It’s been a school year unlike any other. With cancelled events and hybrid models, everyone has had to make adjustments. Arguably one of the biggest changes this year is the college admissions process, with several official modifications being made to fit the new normal.
One of the biggest adjustments has come to light recently with the College Board’s official announcement that they will no longer be offering the SAT subject tests or the SAT with an essay. Due to the recent popularity of AP classes combined with current circumstances, according to their website, the College Board believes that the subject tests are not needed anymore. Don’t get too excited, as the official SAT will still be available to students, despite colleges like UMass Amherst and Wellesley eliminating the SAT requirement from their applications. This change isn’t just limited to local schools, with other well-known universities taking the same path, such as Cornell, Brown, and even Harvard.
“Writing remains essential to college readiness and the SAT will continue to measure writing and editing skills, but there are other ways for students to demonstrate their mastery of essay writing, and the SAT will continue to measure writing throughout the test,” said the College Board in an official blog post. “The expanded reach of AP and its widespread availability means the Subject Tests are no longer necessary for students to show what they know.”
To clear up any confusion, SAT subject tests focus on specific topics while the SAT covers a range of general knowledge. As more students have signed up for AP courses, the need for SAT subject tests have gone down, as AP classes demonstrate knowledge and understanding of a given subject better than the SAT.

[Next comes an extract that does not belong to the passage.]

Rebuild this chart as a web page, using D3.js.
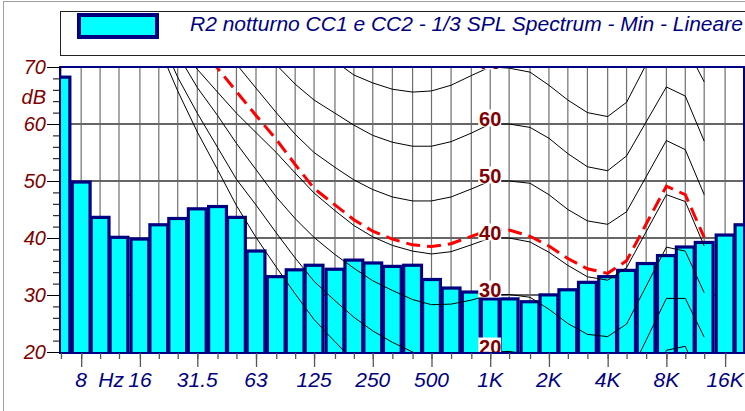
<!DOCTYPE html>
<html>
<head>
<meta charset="utf-8">
<script src="https://cdn.jsdelivr.net/npm/d3@7"></script>
<style>
body { margin: 0; background: #fff; }
svg { display: block; font-family: "Liberation Sans", Arial, sans-serif; }
</style>
</head>
<body>
<script>
// 1/3 octave bands and measured levels (dB)
var bandFreqs = [6.3, 8, 10, 12.5, 16, 20, 25, 31.5, 40, 50, 63, 80, 100, 125, 160, 200, 250, 315, 400, 500,
  630, 800, 1000, 1250, 1600, 2000, 2500, 3150, 4000, 5000, 6300, 8000, 10000, 12500, 16000, 20000];
var bandLevels = [68.5, 50.1, 43.9, 40.4, 40.1, 42.6, 43.7, 45.4, 45.8, 43.9, 38.0, 33.5, 34.7, 35.5, 34.8, 36.4,
  35.9, 35.3, 35.5, 33.0, 31.5, 30.8, 29.6, 29.6, 29.1, 30.3, 31.2, 32.5, 33.5, 34.6, 35.8, 37.2, 38.7, 39.5, 40.8, 42.6];

var octaveTicks = [8, 16, 31.5, 63, 125, 250, 500, 1000, 2000, 4000, 8000, 16000];
var octaveLabels = ["8", "16", "31.5", "63", "125", "250", "500", "1K", "2K", "4K", "8K", "16K"];
var yLabels = [20, 30, 40, 50, 60, 70];

// isophonic curves
var contourFreqs = [20, 25, 31.5, 40, 50, 63, 80, 100, 125, 160, 200, 250, 315, 400, 500, 630, 800,
  1000, 1250, 1600, 2000, 2500, 3150, 4000, 5000, 8000, 10000, 12500];
var phon10 = [73.5, 65.8, 58.6, 52.0, 45.7, 40.1, 34.9, 30.2, 25.7, 21.8, 18.4, 15.6, 13.5, 11.8, 10.6, 10.0, 9.8,
  10.0, 10.0, 9.6, 7.6, 5.0, 3.0, 2.7, 5.0, 20.3, 21.0, 13.5];
var phon20 = [75.6, 68.2, 61.9, 55.9, 50.3, 45.8, 40.9, 36.5, 32.4, 29.0, 26.1, 23.7, 21.7, 20.0, 18.8, 18.6, 19.2,
  20.0, 20.1, 19.6, 17.6, 15.0, 13.0, 12.7, 15.0, 29.4, 29.4, 22.6];
var phon30 = [78.5, 72.2, 66.4, 61.5, 56.6, 52.0, 47.2, 43.4, 40.1, 37.1, 34.7, 32.5, 30.8, 29.2, 28.3, 28.4, 29.1,
  30.0, 30.1, 29.6, 27.5, 25.0, 23.1, 22.7, 24.9, 38.4, 37.7, 30.4];
var phon40 = [null, 73.8, 69.6, 65.6, 61.9, 58.5, 55.0, 51.4, 47.9, 44.8, 42.2, 40.2, 38.7, 37.7, 37.2, 37.6, 38.8,
  40.0, 40.0, 39.3, 37.5, 35.2, 33.2, 32.6, 34.8, 47.6, 46.4, 38.6];
var phon50 = [null, null, null, 76.0, 70.5, 66.3, 62.0, 58.2, 55.0, 52.4, 50.2, 48.5, 47.2, 46.5, 46.5, 47.2, 48.6,
  50.0, 50.0, 49.6, 47.6, 45.0, 43.0, 42.4, 44.6, 57.1, 55.5, 47.6];
var phon60 = [null, null, null, null, null, 74.0, 70.4, 67.0, 64.2, 61.9, 59.8, 58.0, 56.8, 56.1, 56.1, 56.9, 58.4,
  60.0, 60.0, 59.4, 57.5, 54.8, 52.5, 51.8, 54.4, 66.5, 64.9, 57.0];
var phon70 = [null, null, null, null, null, null, null, null, 74.0, 71.0, 68.6, 67.2, 66.1, 65.6, 65.8, 66.8, 68.5,
  70.0, 69.8, 69.1, 66.8, 64.2, 62.0, 61.3, 63.8, 77.3, 73.8, 67.4];
var minContour = [null, null, 74.0, 69.8, 65.7, 61.5, 57.3, 52.9, 48.7, 45.8, 43.2, 41.2, 39.8, 38.8, 38.5, 39.0, 40.3,
  41.5, 41.4, 40.3, 38.6, 36.4, 34.6, 33.8, 36.0, 49.1, 47.6, 40.1];
var contourLabels = [20, 30, 40, 50, 60, 70];

var legendText = "R2 notturno CC1 e CC2 - 1/3 SPL Spectrum - Min - Lineare";

var width = 745, height = 411;
var plotLeft = 60, plotRight = 744, plotTop = 67, plotBottom = 353;
var navy = "#000080", darkRed = "#800000";

var svg = d3.select("body").append("svg")
    .attr("width", width)
    .attr("height", height);

var x = d3.scaleLog().domain([6.23, 20000]).range([plotLeft, plotRight]);
var y = d3.scaleLinear().domain([20, 70]).range([352, 67]);

svg.append("defs").append("clipPath").attr("id", "plotClip")
  .append("rect")
    .attr("x", plotLeft).attr("y", plotTop)
    .attr("width", plotRight - plotLeft).attr("height", plotBottom - plotTop);

// outer frame
svg.append("rect")
    .attr("x", 3.5).attr("y", 1.5)
    .attr("width", 800).attr("height", 500)
    .attr("fill", "none").attr("stroke", "#a0a0a0");

// legend
svg.append("rect")
    .attr("x", 60.5).attr("y", 11.5)
    .attr("width", 700).attr("height", 44)
    .attr("fill", "#fff").attr("stroke", "#222");
svg.append("rect")
    .attr("x", 79).attr("y", 15)
    .attr("width", 78).attr("height", 22)
    .attr("fill", "#00ffff").attr("stroke", navy).attr("stroke-width", 4);
svg.append("text")
    .attr("x", 190).attr("y", 31)
    .attr("fill", navy)
    .attr("font-size", 21).attr("font-style", "italic")
    .text(legendText);

// grid
var grid = svg.append("g");
grid.selectAll(".vgrid")
    .data(bandFreqs)
  .enter().append("line")
    .attr("class", "vgrid")
    .attr("x1", function(d) { return x(d); })
    .attr("x2", function(d) { return x(d); })
    .attr("y1", plotTop).attr("y2", plotBottom)
    .attr("stroke", "#6f6f6f").attr("stroke-width", 1.2);
grid.selectAll(".hgrid")
    .data([30, 40, 50, 60])
  .enter().append("line")
    .attr("class", "hgrid")
    .attr("x1", plotLeft).attr("x2", plotRight)
    .attr("y1", function(d) { return y(d); })
    .attr("y2", function(d) { return y(d); })
    .attr("stroke", "#666").attr("stroke-width", 1.8);

var plot = svg.append("g").attr("clip-path", "url(#plotClip)");

// bars
var barW = 17.8, barStroke = 3.2;
plot.selectAll(".bar")
    .data(bandFreqs)
  .enter().append("rect")
    .attr("class", "bar")
    .attr("x", function(d) { return x(d) - barW / 2; })
    .attr("y", function(d, i) { return y(bandLevels[i]) + barStroke / 2; })
    .attr("width", barW)
    .attr("height", function(d, i) { return plotBottom + 6 - y(bandLevels[i]); })
    .attr("fill", "#00ffff")
    .attr("stroke", navy)
    .attr("stroke-width", barStroke);

// contours
var line = d3.line()
    .defined(function(d) { return d != null; })
    .x(function(d, i) { return x(contourFreqs[i]); })
    .y(function(d) { return y(d); });

plot.selectAll(".contour")
    .data([phon10, phon20, phon30, phon40, phon50, phon60, phon70])
  .enter().append("path")
    .attr("class", "contour")
    .attr("d", line)
    .attr("fill", "none")
    .attr("stroke", "#000")
    .attr("stroke-width", 1);

plot.append("path")
    .attr("d", line(minContour))
    .attr("fill", "none")
    .attr("stroke", "#ff0000")
    .attr("stroke-width", 3)
    .attr("stroke-dasharray", "14,7");

// contour labels at 1 kHz
var labels = plot.selectAll(".clabel")
    .data(contourLabels)
  .enter().append("g")
    .attr("class", "clabel")
    .attr("transform", function(d) { return "translate(" + x(1000) + "," + y(d) + ")"; });
labels.append("rect")
    .attr("x", -12).attr("y", -14.5)
    .attr("width", 23).attr("height", 17)
    .attr("fill", "#fff");
labels.append("text")
    .attr("x", 0).attr("y", 1.5)
    .attr("text-anchor", "middle")
    .attr("fill", darkRed)
    .attr("font-size", 20).attr("font-weight", "bold")
    .text(function(d) { return d; });

// plot frame
svg.append("rect")
    .attr("x", plotLeft).attr("y", plotTop)
    .attr("width", plotRight - plotLeft).attr("height", plotBottom - plotTop)
    .attr("fill", "none").attr("stroke", navy).attr("stroke-width", 2);

// y axis
var yMinor = svg.append("g")
    .attr("transform", "translate(" + plotLeft + ",0)")
    .call(d3.axisLeft(y).tickValues(d3.range(20, 71, 2)).tickSize(7).tickFormat(""));
var yMajor = svg.append("g")
    .attr("transform", "translate(" + plotLeft + ",0)")
    .call(d3.axisLeft(y).tickValues(yLabels).tickSize(13).tickFormat(""));
svg.selectAll(".domain").remove();
yMinor.selectAll("line").attr("stroke", "#000");
yMajor.selectAll("line").attr("stroke", "#000");

svg.selectAll(".ylabel")
    .data(yLabels)
  .enter().append("text")
    .attr("class", "ylabel")
    .attr("x", 46).attr("y", function(d) { return y(d); })
    .attr("dy", "0.36em")
    .attr("text-anchor", "end")
    .attr("fill", darkRed)
    .attr("font-size", 20).attr("font-style", "italic")
    .text(function(d) { return d; });
svg.append("text")
    .attr("x", 46).attr("y", 104)
    .attr("text-anchor", "end")
    .attr("fill", darkRed)
    .attr("font-size", 20).attr("font-style", "italic")
    .text("dB");

// x axis
var xMinor = svg.append("g")
    .attr("transform", "translate(0," + plotBottom + ")")
    .call(d3.axisBottom(x).tickValues(bandFreqs.slice(0, 35)).tickSize(6).tickFormat(""));
var xMajor = svg.append("g")
    .attr("transform", "translate(0," + plotBottom + ")")
    .call(d3.axisBottom(x).tickValues(octaveTicks).tickSize(14).tickFormat(""));
xMinor.select(".domain").remove();
xMajor.select(".domain").remove();
xMinor.selectAll("line").attr("stroke", "#555").attr("stroke-width", 1.3);
xMajor.selectAll("line").attr("stroke", "#555").attr("stroke-width", 1.3);

svg.selectAll(".xlabel")
    .data(octaveTicks)
  .enter().append("text")
    .attr("class", "xlabel")
    .attr("x", function(d) { return x(d); })
    .attr("y", 386.5)
    .attr("text-anchor", "middle")
    .attr("fill", navy)
    .attr("font-size", 21).attr("font-style", "italic")
    .text(function(d, i) { return octaveLabels[i]; });
svg.append("text")
    .attr("x", x(11.4)).attr("y", 386.5)
    .attr("text-anchor", "middle")
    .attr("fill", navy)
    .attr("font-size", 21).attr("font-style", "italic")
    .text("Hz");
</script>
</body>
</html>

While there’s now an official standpoint on this topic, what are actual students and teachers opinions on the matter? The results have been mixed, though most students are trying to see the bright side of the situation. “In terms of admissions I was grateful that essentially all schools went test optional, it made the process much more stress free. For me I had everything structured and felt like I understood the process,” said senior Jonathan Carnes. With students being thrown into this uncertainty, it seems that many of them are grateful that some of the changes made ended up benefiting them.
With the emphasis on standardized testing being reduced, colleges are putting most of the focus on features such as letters of recommendations, extracurriculars, and personal essays. Depending on who you ask, this could either be a major disadvantage or a life saver. Some students believe in the latter, with senior Lauren Nielson saying, “I think that this was a good change because standardized tests are not always a good indicator of a student’s potential or success.”
From the standpoint of a faculty member, this year’s process was unusual, yet students ended up becoming more motivated to make sure they’d succeed given the circumstances. “I found that I had multiple meetings with students because I think they lost their plans for the spring. With being remote for the fall, I saw an uptick in how many times I was seeing students,” said guidance counselor Melissa Fitzgerald. Despite the pressure and alterations, students were reportedly showing more excitement with their applications.
“From what I’ve experienced, they’ve been totally enthusiastic. I think a lot of students felt relieved with the test optional policies,” said Ms. Fitzgerald. “There’s still uncertainty about college decisions, with many students feeling concerned about whether or not they will have to attend college virtually.”
While some unexpected benefits rose from this, there are still drawbacks that left students feeling unprepared and uninformed when it came to the final decision. Both Carnes and Nielson agree that one of the biggest challenges was not getting the opportunity to tour college campuses. “I personally found it difficult to decide where to apply when I didn’t have the ability to tour every campus that I had intended to. Even when I was allowed to drive around a few campuses, there was no way of knowing if the typical environment would be a good match for me,” said Nielson.
Students are spending the next four years of their lives, some even more, growing and learning on these campuses, and many agree that not being able to see the area themselves was a major disappointment. As Carnes said himself, “I was planning on touring, then COVID happened. and it’s been difficult ever since, but there’s so many other factors that go into it. I still think I’ll be able to make the best decision.”
And after such an uncertain year, making the best decision for themselves is all that many of these students can hope for.